Generates a covering uniformity on a set X, by an entourage uniformity. A family $\mu$ of coverings of a set $X$ is called a covering uniformity if it satisfies the following conditions:


*

*If $\frak U,\frak V\in\mu$ there is a $\frak W\in\mu$ with $\frak
        W\prec \frak U$ and $\frak W\prec \frak V$,

*every element of $\mu$ has a star refinement in $\mu$,

*if $\frak U\in\mu$ and $\frak U\prec \frak W$ then $\frak W\in\mu$.


Let us note that, A basis for a covering uniformity is a family of
coverings that satisfies conditions (1) and (2).
Now If $\mathcal U$ is an entourage uniformity for $X$, for each $U\in\mathcal U$, let $\mathfrak{T}_U= \{ U[x]:x\in X \}$ and put $\mu=\{\mathfrak{T}_U:U\in\mathcal U\}$.
then $\mu$ is a covering uniformity or a basis for a covering uniformity? i can show that $\mu$ satisfies conditions (1) and (2). 
 A: These uniform covers $\mathfrak{T}_U$ only form a base for the covering uniformity. 
Quote from Willard, General Topology (p. 245)

Although, as we have said, coverings and surroundings should be used in the same way as one uses open and closed sets in a topological space, i.e. interchangeably, we should comment that the passage back and forth is not nearly as neat. The uniform covers of a uniform space translate only to a base for the surroundings and similarly, the surroundings provide, in translation, only a base (as defined below) for the uniform covers.

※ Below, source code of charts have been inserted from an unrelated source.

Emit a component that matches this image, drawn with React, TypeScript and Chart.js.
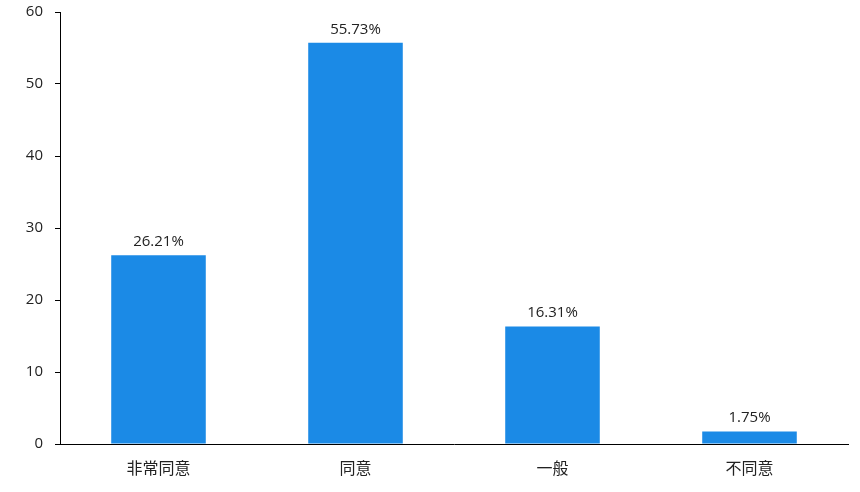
import Chart from "chart.js/auto";
import { useEffect, useRef } from "react";

const categories = ["非常同意", "同意", "一般", "不同意"];
const values = [26.21, 55.73, 16.31, 1.75];
const yTicks = [0, 10, 20, 30, 40, 50, 60];

const FONT = "'Open Sans', 'Noto Sans CJK SC', sans-serif";

const barLabels = {
  id: "barLabels",
  afterDatasetsDraw(chart: any) {
    const ctx = chart.ctx;
    const meta = chart.getDatasetMeta(0);
    ctx.save();
    ctx.font = `15px ${FONT}`;
    ctx.fillStyle = "#222";
    ctx.textAlign = "center";
    ctx.textBaseline = "bottom";
    meta.data.forEach((bar: any, i: number) => {
      ctx.fillText(values[i].toFixed(2) + "%", bar.x, bar.y - 6);
    });
    ctx.restore();
  },
};

export default function App() {
  const ref = useRef<HTMLCanvasElement | null>(null);
  useEffect(() => {
    if (!ref.current) return;
    const chart = new Chart(ref.current, {
      type: "bar",
      data: {
        labels: categories,
        datasets: [
          {
            data: values,
            backgroundColor: "#1b8ae6",
            barPercentage: 0.48,
            categoryPercentage: 1,
          },
        ],
      },
      options: {
        responsive: true,
        maintainAspectRatio: false,
        animation: false,
        layout: { padding: { top: 12, right: 12, left: 0, bottom: 0 } },
        plugins: {
          legend: { display: false },
          tooltip: { enabled: false },
        },
        scales: {
          x: {
            grid: { display: false, drawTicks: false },
            border: { display: true, color: "#000", width: 1 },
            ticks: {
              color: "#222",
              padding: 16,
              font: { family: FONT, size: 16 },
            },
            afterFit: (s: any) => {
              s.height = 48;
              s.paddingLeft = 0;
              s.paddingRight = 0;
            },
          },
          y: {
            min: 0,
            max: 60,
            afterBuildTicks: (s: any) => {
              s.ticks = yTicks.map((v) => ({ value: v }));
            },
            grid: {
              drawOnChartArea: false,
              drawTicks: true,
              tickLength: 5,
              color: "#000",
            },
            border: { display: true, color: "#000", width: 1 },
            ticks: {
              color: "#222",
              padding: 12,
              font: { family: FONT, size: 15 },
            },
            afterFit: (s: any) => {
              s.width = 60;
              s.paddingTop = 0;
              s.paddingBottom = 0;
            },
          },
        },
      },
      plugins: [barLabels],
    });
    return () => chart.destroy();
  }, []);

  return (
    <div
      style={{
        position: "fixed",
        left: 0,
        top: 0,
        width: 860,
        height: 492,
        background: "#fff",
      }}
    >
      <canvas ref={ref}></canvas>
    </div>
  );
}
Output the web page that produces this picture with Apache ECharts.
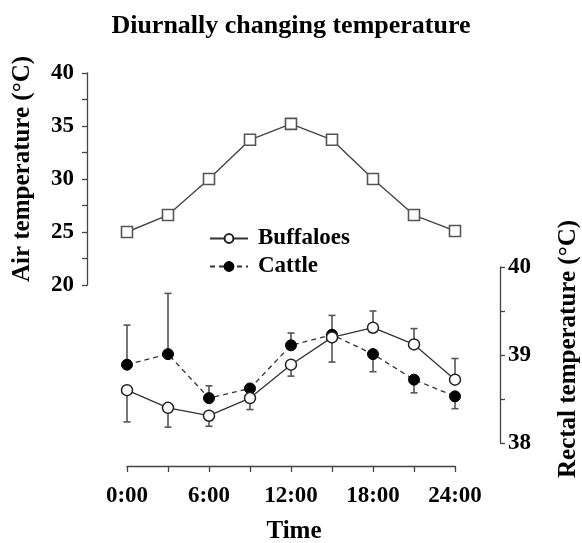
<!DOCTYPE html>
<html>
<head>
<meta charset="utf-8">
<script src="https://cdn.jsdelivr.net/npm/echarts@6/dist/echarts.min.js"></script>
<style>
html,body{margin:0;padding:0;background:#fff;}
#chart{width:582px;height:543px;}
</style>
</head>
<body>
<div id="chart"></div>
<script>
// ---- data ----
var hours = [0, 3, 6, 9, 12, 15, 18, 21, 24];
var airTemp = [25.0, 26.6, 30.0, 33.7, 35.2, 33.7, 30.0, 26.6, 25.1];
var buffaloes = [38.60, 38.40, 38.31, 38.51, 38.89, 39.20, 39.31, 39.12, 38.72];
var buffaloErrEnd = [38.24, 38.18, 38.19, 38.38, 38.76, 38.92, 39.50, 39.30, 38.96];
var cattle = [38.89, 39.01, 38.51, 38.62, 39.11, 39.23, 39.01, 38.72, 38.53];
var cattleErrEnd = [39.34, 39.70, 38.65, null, 39.25, 39.45, 38.81, 38.57, 38.39];
var titleText = 'Diurnally changing temperature';
var leftTitle = 'Air temperature (\u00B0C)';
var rightTitle = 'Rectal temperature (\u00B0C)';
var xTitle = 'Time';

var FONT = "'Times New Roman','Liberation Serif',serif";

function pairs(xs, ys) { return xs.map(function (x, i) { return [x, ys[i]]; }); }
function errData(xs, ys, ends) {
  var out = [];
  xs.forEach(function (x, i) { if (ends[i] != null) out.push([x, ys[i], ends[i]]); });
  return out;
}
function renderErr(params, api) {
  var x = api.value(0), v = api.value(1), e = api.value(2);
  var p1 = api.coord([x, v]);
  var p2 = api.coord([x, e]);
  var st = { stroke: '#555', lineWidth: 1.6 };
  return {
    type: 'group',
    children: [
      { type: 'line', shape: { x1: p1[0], y1: p1[1], x2: p2[0], y2: p2[1] }, style: st },
      { type: 'line', shape: { x1: p2[0] - 3.5, y1: p2[1], x2: p2[0] + 3.5, y2: p2[1] }, style: st }
    ]
  };
}

var labelStyle = { fontFamily: FONT, fontWeight: 'bold', fontSize: 23, color: '#000' };
var lineCol = '#444';

var chart = echarts.init(document.getElementById('chart'), null, { renderer: 'canvas' });
chart.setOption({
  animation: false,
  backgroundColor: '#fff',
  title: {
    text: titleText, left: 'center', top: 8,
    textStyle: { fontFamily: FONT, fontWeight: 'bold', fontSize: 26, color: '#000' }
  },
  legend: {
    data: ['Buffaloes', 'Cattle'],
    orient: 'vertical', left: 204, top: 222,
    itemWidth: 38, itemHeight: 11, itemGap: 5,
    textStyle: { fontFamily: FONT, fontWeight: 'bold', fontSize: 23, color: '#000', padding: [0, 0, 0, 5] }
  },
  grid: [
    { left: 127, top: 73, width: 328, height: 212 },
    { left: 127, top: 267, width: 328, height: 176 }
  ],
  xAxis: [
    { gridIndex: 0, type: 'value', min: 0, max: 24, show: false },
    {
      gridIndex: 1, type: 'value', min: 0, max: 24, interval: 6, offset: 23,
      axisLine: { show: true, onZero: false, lineStyle: { color: lineCol, width: 1.3 } },
      axisTick: { show: true, length: 6, lineStyle: { color: lineCol, width: 1.3 } },
      minorTick: { show: true, splitNumber: 2, length: 6, lineStyle: { color: lineCol, width: 1.3 } },
      splitLine: { show: false },
      axisLabel: Object.assign({ margin: 19, formatter: function (v) { return v + ':00'; } }, labelStyle)
    }
  ],
  yAxis: [
    {
      gridIndex: 0, type: 'value', min: 20, max: 40, interval: 5, offset: 40,
      axisLine: { show: true, onZero: false, lineStyle: { color: lineCol, width: 1.3 } },
      axisTick: { show: true, length: 5, lineStyle: { color: lineCol, width: 1.3 } },
      minorTick: { show: true, splitNumber: 2, length: 5, lineStyle: { color: lineCol, width: 1.3 } },
      splitLine: { show: false },
      axisLabel: Object.assign({ margin: 13 }, labelStyle)
    },
    {
      gridIndex: 1, type: 'value', position: 'right', min: 38, max: 40, interval: 1, offset: 45,
      axisLine: { show: true, onZero: false, lineStyle: { color: lineCol, width: 1.3 } },
      axisTick: { show: true, length: 5, lineStyle: { color: lineCol, width: 1.3 } },
      minorTick: { show: true, splitNumber: 2, length: 5, lineStyle: { color: lineCol, width: 1.3 } },
      splitLine: { show: false },
      axisLabel: Object.assign({ margin: 8 }, labelStyle)
    }
  ],
  graphic: [
    { type: 'text', x: 23, y: 169, rotation: Math.PI / 2,
      style: { text: leftTitle, fontFamily: FONT, fontWeight: 'bold', fontSize: 25, fill: '#000', textAlign: 'center', textVerticalAlign: 'middle' } },
    { type: 'text', x: 569, y: 349, rotation: Math.PI / 2,
      style: { text: rightTitle, fontFamily: FONT, fontWeight: 'bold', fontSize: 25, fill: '#000', textAlign: 'center', textVerticalAlign: 'middle' } },
    { type: 'text', x: 294, y: 532,
      style: { text: xTitle, fontFamily: FONT, fontWeight: 'bold', fontSize: 25, fill: '#000', textAlign: 'center', textVerticalAlign: 'middle' } }
  ],
  series: [
    {
      name: 'Air', type: 'line', xAxisIndex: 0, yAxisIndex: 0,
      data: pairs(hours, airTemp),
      symbol: 'rect', symbolSize: 11,
      lineStyle: { color: '#444', width: 1.4 },
      itemStyle: { color: '#fff', borderColor: '#555', borderWidth: 1.6 },
      z: 3
    },
    {
      name: 'CattleErr', type: 'custom', xAxisIndex: 1, yAxisIndex: 1,
      data: errData(hours, cattle, cattleErrEnd), renderItem: renderErr, z: 1
    },
    {
      name: 'BuffaloErr', type: 'custom', xAxisIndex: 1, yAxisIndex: 1,
      data: errData(hours, buffaloes, buffaloErrEnd), renderItem: renderErr, z: 1
    },
    {
      name: 'Cattle', type: 'line', xAxisIndex: 1, yAxisIndex: 1,
      data: pairs(hours, cattle),
      symbol: 'circle', symbolSize: 11,
      lineStyle: { color: '#333', width: 1.3, type: [5, 4] },
      itemStyle: { color: '#000', borderColor: '#000', borderWidth: 1 },
      z: 3
    },
    {
      name: 'Buffaloes', type: 'line', xAxisIndex: 1, yAxisIndex: 1,
      data: pairs(hours, buffaloes),
      symbol: 'circle', symbolSize: 11,
      lineStyle: { color: '#333', width: 1.3 },
      itemStyle: { color: '#fff', borderColor: '#222', borderWidth: 1.5 },
      z: 4
    }
  ]
});
</script>
</body>
</html>
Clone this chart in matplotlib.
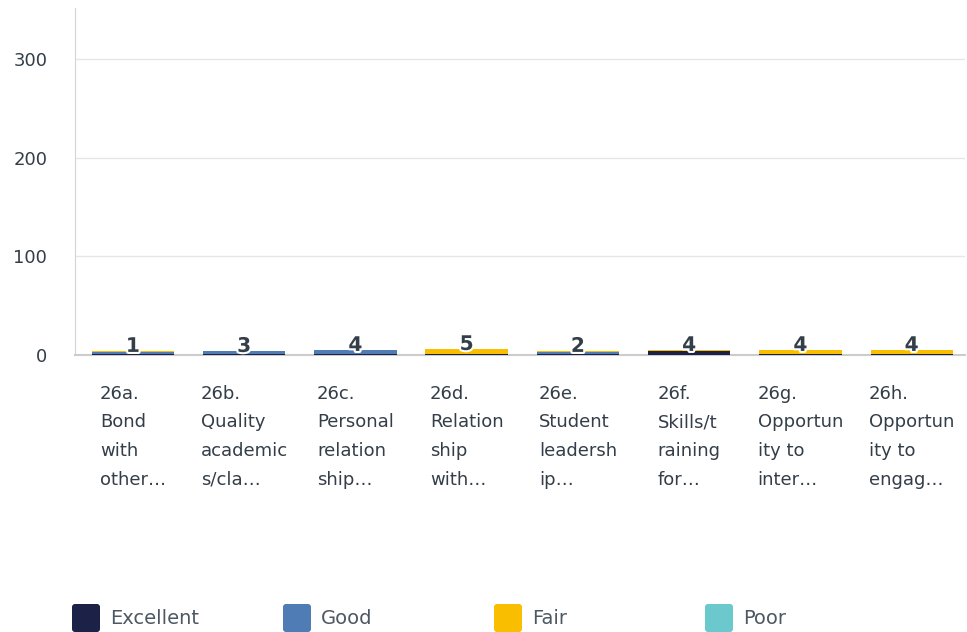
import matplotlib
matplotlib.use("Agg")
import matplotlib.pyplot as plt
import matplotlib.patheffects as pe
from matplotlib.patches import FancyBboxPatch
import numpy as np

plt.rcParams["font.family"] = ["DejaVu Sans"]

# Question labels, already wrapped the way the survey tool shows them
categories = [
    "26a.\nBond\nwith\nother…",
    "26b.\nQuality\nacademic\ns/cla…",
    "26c.\nPersonal\nrelation\nship…",
    "26d.\nRelation\nship\nwith…",
    "26e.\nStudent\nleadersh\nip…",
    "26f.\nSkills/t\nraining\nfor…",
    "26g.\nOpportun\nity to\ninter…",
    "26h.\nOpportun\nity to\nengag…",
]
series = ["Excellent", "Good", "Fair", "Poor"]
excellent = [1, 1, 1, 1, 1, 4, 1, 1]
good = [2, 3, 4, 0, 2, 0, 0, 0]
fair = [1, 0, 0, 5, 1, 1, 4, 4]
poor = [0, 0, 0, 0, 0, 0, 0, 0]
bar_labels = [1, 3, 4, 5, 2, 4, 4, 4]
yticks = [0, 100, 200, 300]

colors = ["#1b2147", "#507cb6", "#f9be00", "#6bc8cd"]
text_col = "#333e48"

fig = plt.figure(figsize=(9.67, 6.32), dpi=100)
ax = fig.add_axes([0.0776, 0.4383, 0.9204, 0.549])

x = np.arange(len(categories))
bottom = np.zeros(len(categories))
for name, vals, col in zip(series, [excellent, good, fair, poor], colors):
    ax.bar(x, vals, 0.74, bottom=bottom, color=col, label=name, zorder=3)
    bottom += np.array(vals)

for xi, top, lab in zip(x, bottom, bar_labels):
    ax.annotate(str(lab), xy=(xi, top), xytext=(0, -3.5), textcoords="offset points",
                ha="center", va="bottom", fontsize=14.5, fontweight="bold", color=text_col,
                zorder=5, path_effects=[pe.withStroke(linewidth=3, foreground="white")])

ax.set_xlim(-0.52, 7.48)
ax.set_ylim(0, 351.7)
ax.set_yticks(yticks)
ax.tick_params(axis="y", length=0, pad=20, labelsize=13, labelcolor=text_col)
ax.tick_params(axis="x", length=0)
ax.set_xticks(x)
ax.set_xticklabels([])
ax.grid(axis="y", color="#e6e6e6", linewidth=1, zorder=0)

for xi, cat in zip(x, categories):
    ax.text(xi, -30, cat, ha="center", va="top", multialignment="left",
            fontsize=13, color=text_col, linespacing=1.76)

ax.spines.right.set_visible(False)
ax.spines.top.set_visible(False)
ax.spines.left.set_color("#d4d4d4")
ax.spines.bottom.set_color("#cccccc")
ax.spines.bottom.set_linewidth(1.5)

# legend: rounded swatches along the bottom
for i, (name, col) in enumerate(zip(series, colors)):
    x0 = 0.72 + i * 2.11
    sw = FancyBboxPatch((x0 + 0.03, 0.03), 0.22, 0.22, boxstyle="round,pad=0.03",
                        transform=fig.dpi_scale_trans, facecolor=col, edgecolor="none")
    fig.patches.append(sw)
    fig.text((x0 + 0.38) / 9.67, 0.14 / 6.32, name, ha="left", va="center",
             fontsize=14, color="#4d5862")

fig.savefig("out.png", dpi=100)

This causes no real problems, since all the important concepts defined for uniform spaces can be defined in terms of bases for the uniformities in question.

The usual approach is to take a base for the entourage uniformity and the corresponding uniform covers form a base for a covering uniformity, and vice versa, if we have a covering uniformity with base $\{\mathfrak{U}_i : i \in I\}$ then the entourages $U_i = \cup \{ U \times U : U \in \mathfrak{U}_i\}$ for a base for an entourage uniformity. These uniformities generate the same topology etc., and are equivalent (also in uniform sense). See exercise 36C in Willard.